Si trastean en libros de antropología, acabarán deduciendo de manera concluyente que no han sido pocas las culturas, civilizaciones y sociedades en las que se dan relaciones homosexuales de forma natural y donde ser gay era de gente normal y corriente.

Me van a permitir que copie tal cual un párrafo de un antropólogo americano, Marvin Harris, al que no me he atrevido a plagiarle la pregunta, no sea que un reincidente avispado me pille y quede en evidencia como Ana Rosa Steel Quintana.

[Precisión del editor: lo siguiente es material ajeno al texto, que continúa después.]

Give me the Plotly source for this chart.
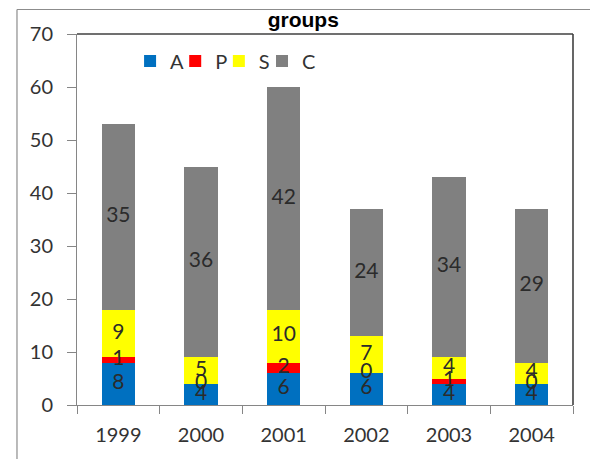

“La pregunta adecuada que hay que formular ante las sociedades que inculcan una aversión a toda forma de homosexualidad y arrojan a los homosexuales a las catacumbas, no es por qué se produce a veces una conducta homosexual, si no por qué no ocurre más a menudo”. Al tiempo. Que quizás cualquier día, alguno de los que más gritan en las jaranas del toro cojo lo pillan en un renuncio y a ver qué nos explican entonces. Porque a un servidor le da en la nariz que entre los que tanto denostan a los gays, más de cuatro imitan a Sócrates -y no me refiero a que sólo saben que no saben nada, sino a lo del efebo solícito- pero no tienen los suficientes arrestos como para vivirlo con naturalidad y se mueren de envidia del que sí lo hace, y que ése es muchas veces el motivo de tanto odio y de tanta mala baba.

¿Que no? Tiren de hemeroteca y encontrarán unos pocos. Así, a bote pronto, citando de memoria y por haberles dedicado ya algún artículo, podría citarles a aquel político norteamericano, ultraconservador y puritano como él solo, azote de los gays para más señas, que se dedicaba a ligar de incógnito con señores en los urinarios públicos, o aquel otro político, casualmente también ultra, austriaco, que pese a su discurso homófobo resultó estar liado con su secretario. ¿Cuántos de ésos habrá por ahí ejerciendo de intolerante y afirmando con vehemencia que los gays no son gente normal y corriente?